**DATA PROVIDED**.
%%

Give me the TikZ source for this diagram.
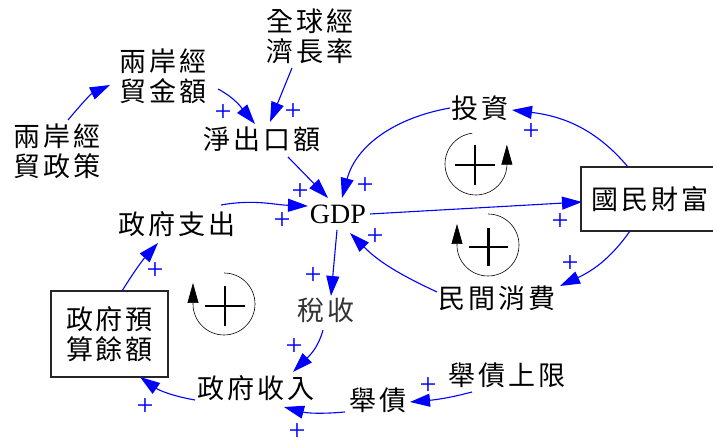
\documentclass[tikz,border=0pt]{standalone}
\usepackage{fontspec}
\setmainfont{Liberation Serif}
\newfontfamily\cjk[LetterSpace=11]{Noto Sans CJK TC}
\usetikzlibrary{arrows.meta}
\begin{document}
\begin{tikzpicture}[x=1pt,y=1pt,
  lbl/.style={font=\cjk\fontsize{27}{30}\selectfont, align=center, inner sep=0pt},
  boxnode/.style={lbl, draw=black!85, line width=1.1pt},
  arr/.style={draw=blue, line width=1.1pt, -{Triangle[length=20pt,width=13pt]}},
  pl/.style={text=blue, font=\fontsize{30}{30}\selectfont, inner sep=0pt},
  loopline/.style={draw=black, line width=0.6pt, -{Triangle[length=20pt,width=11pt]}},
  bigplus/.style={draw=black, line width=2.4pt}]
\useasboundingbox (0,0) rectangle (713,443);

% variables
\node[lbl] (glob) at (310,407) {全球經\\濟長率};
\node[lbl] (amount) at (163,367) {兩岸經\\貿金額};
\node[lbl] (policy) at (57,292) {兩岸經\\貿政策};
\node[lbl] (netexp) at (262,304) {淨出口額};
\node[font=\fontsize{28}{28}\selectfont, inner sep=0pt] (gdp) at (338,229) {GDP};
\node[lbl] (inv) at (480,335) {投資};
\node[boxnode, minimum width=138pt, minimum height=64pt] (wealth) at (650,244) {國民財富};
\node[lbl] (gspend) at (177,219) {政府支出};
\node[lbl] (cons) at (497,145) {民間消費};
\node[lbl, text=black!80] (tax) at (326,133) {稅收};
\node[boxnode, minimum width=117pt, minimum height=86pt] (budget) at (109.5,109) {政府預\\算餘額};
\node[lbl] (grev) at (256,55) {政府收入};
\node[lbl] (debt) at (378,43) {舉債};
\node[lbl] (dlimit) at (507,68) {舉債上限};

% connectors
\draw[arr] ([shift={(11,31)}]policy.center) to[out=50,in=205] ([shift={(-53,-9)}]amount.center);
\draw[arr] ([shift={(55,-13)}]amount.center) to[out=-28,in=130] ([shift={(-7,15)}]netexp.center);
\draw[arr] ([shift={(-18,-32)}]glob.center) -- ([shift={(8,17)}]netexp.center);
\draw[arr] ([shift={(26,-18)}]netexp.center) -- ([shift={(-10,16)}]gdp.center);
\draw[arr] ([shift={(44,19)}]gspend.center) to[out=10,in=178] ([shift={(-30,8)}]gdp.center);
\draw[arr] ([shift={(-30,0)}]inv.center) to[out=190,in=75] ([shift={(4,16)}]gdp.center);
\draw[arr] ([shift={(-22,32)}]wealth.center) to[out=130,in=-7] ([shift={(32,-2)}]inv.center);
\draw[arr] ([shift={(32,0)}]gdp.center) -- ([shift={(-68,-3)}]wealth.center);
\draw[arr] ([shift={(-20,-32)}]wealth.center) to[out=-125,in=25] ([shift={(63,12)}]cons.center);
\draw[arr] ([shift={(-60,6)}]cons.center) to[out=155,in=-45] ([shift={(12,-19)}]gdp.center);
\draw[arr] ([shift={(-1,-16)}]gdp.center) -- ([shift={(5,14)}]tax.center);
\draw[arr] ([shift={(-3,-20)}]tax.center) to[out=-105,in=45] ([shift={(37,16)}]grev.center);
\draw[arr] ([shift={(-61,-12)}]grev.center) to[out=170,in=-35] ([shift={(30.5,-43)}]budget.center);
\draw[arr] ([shift={(12.5,43)}]budget.center) to[bend left=5] ([shift={(-19,-19)}]gspend.center);
\draw[arr] ([shift={(-33,-12)}]debt.center) to[out=185,in=-15] ([shift={(28,-19)}]grev.center);
\draw[arr] ([shift={(-35,-17)}]dlimit.center) to[out=195,in=5] ([shift={(32,-2)}]debt.center);

% polarity signs
\node[pl] (p1) at (223,330) {+};
\node[pl] (p2) at (293,331) {+};
\node[pl] (p3) at (300,251) {+};
\node[pl] (p4) at (282,222) {+};
\node[pl] (p5) at (365,257) {+};
\node[pl] (p6) at (375,206) {+};
\node[pl] (p7) at (531,311) {+};
\node[pl] (p8) at (560,221) {+};
\node[pl] (p9) at (570,179) {+};
\node[pl] (p10) at (313,167) {+};
\node[pl] (p11) at (294,96) {+};
\node[pl] (p12) at (155,172) {+};
\node[pl] (p13) at (145,36) {+};
\node[pl] (p14) at (297,11) {+};
\node[pl] (p15) at (428,57) {+};

% loop markers
\draw[loopline] (476,279) ++(97:31) arc[start angle=97, end angle=355, radius=31] -- ++(0,22);
\draw[bigplus] (455,278) -- (495,278) (475,258) -- (475,298);
\draw[loopline] (488,198) ++(90:31) arc[start angle=90, end angle=-180, radius=31] -- ++(0,21);
\draw[bigplus] (469,196) -- (508,196) (488.5,177) -- (488.5,215);
\draw[loopline] (224,139) ++(90:31) arc[start angle=90, end angle=-180, radius=31] -- ++(0,21);
\draw[bigplus] (205,137) -- (245,137) (225,117) -- (225,157);
\end{tikzpicture}
\end{document}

%%

**SET TASK**.
Repeat only what lies between the start of the data and the end of the line containing "(0,0) rectangle (713,443);", exactly, with pictures left out.

**RESULT FOR THIS TASK**.
Give me the TikZ source for this diagram.
\documentclass[tikz,border=0pt]{standalone}
\usepackage{fontspec}
\setmainfont{Liberation Serif}
\newfontfamily\cjk[LetterSpace=11]{Noto Sans CJK TC}
\usetikzlibrary{arrows.meta}
\begin{document}
\begin{tikzpicture}[x=1pt,y=1pt,
  lbl/.style={font=\cjk\fontsize{27}{30}\selectfont, align=center, inner sep=0pt},
  boxnode/.style={lbl, draw=black!85, line width=1.1pt},
  arr/.style={draw=blue, line width=1.1pt, -{Triangle[length=20pt,width=13pt]}},
  pl/.style={text=blue, font=\fontsize{30}{30}\selectfont, inner sep=0pt},
  loopline/.style={draw=black, line width=0.6pt, -{Triangle[length=20pt,width=11pt]}},
  bigplus/.style={draw=black, line width=2.4pt}]
\useasboundingbox (0,0) rectangle (713,443);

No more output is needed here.